The authors investigate the influence of the value of the magnetic Prandtl number 
on the properties of the turbulent MHD in plasma generated by chiral MHD dynamos
based on the assumtion of the existence of an asymmetry in the number density 
of left- and right-handed fermions. Strictly speaking, the existence of turbulent MHD dynamos, i.e.,
the generation of a uniform macroscopic magnetic field, are usually related 
to the turbulent motion of electrically conductive environments. However, the magnetic
fields can be significantly amplified in chiral MHD dynamos and, through the Lorentz term 
in the MHD equations, can nontrivialy drive turbulence as well as turbulent processes. 
In the manuscript, the properties of chiral magnetically driven turbulence is 
investigated using numerical simulations and, as it was already mentioned, the main aim
of the manuscript is to analyze the influence of the value of the turbulent Prandtl number
on these properties.

First of all, a brief theoretical description of the problem is given and three typical phases of 
time evolution of the chiral magnetically driven turbulence are described. The authors then 
solve the problem using numerical simulations with the so-called PENCIL CODE in three dimensions
with periodic conditions using various resolutions. New results in the manuscript are related
to the inclusion of various values of the magnetic Prandtl number (0.5<Pr_M<10). Generated
turbulent state of the system is characterized by the ratio of the kinetic energy to
the magnetic energy and this ratio is investigated as a funcion of time and various 
other characteristics especially of the magnetic Prandtl number. It is shown that, for
given values of the parameters, the ratio of the kinetic energy to the magnetic energy
stays almost constant but it decreases significantly with increasing of the value
of the magnetic Prandtl number. The same is true as for the obtained maximal Reynolds number
of the turbulent system.

The manuscript is well written. The language is clear and comprehensible. The results are
scientifically sound and I consider them as important.  Therefore, I can recommend the
manuscript to be published in Geophysical and Astrophysical Fluid Dynamics.
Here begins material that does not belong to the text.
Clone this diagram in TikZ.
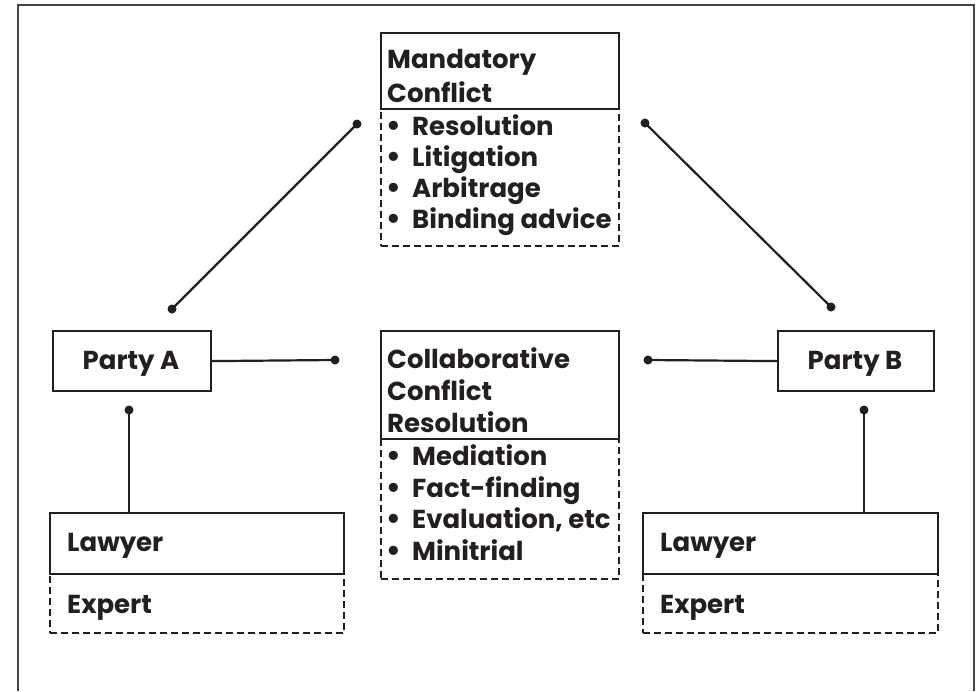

I have only one recommendation. Because the value of the magnetic Prandtl number plays
the central role in the present study, I think that it would be instructive to mention in the
manuscript (at an appropriate place) the existence of recent nontrivial theoretical calculations
of the turbulent magnetic Prandtl number in turbulent MHD systems with and without 
vilation of spatial parity (PHYSICAL REVIEW E 84, 046311 (2011) and 
PHYSICAL REVIEW E 87, 043010 (2013)), where it was shown that 1) it seems that the 
magnetic Prandtl number is stable perturbatively and 2) that the presence of spatial 
parity violation decreases its value. Note that theoretical prediction for the 
turbulent magnetic magnetic Prandtl number is approximatelly 0.71 and is perfectly in the 
interval of magnetic Prandtl numbers used in the manuscript.  

Sincerely yours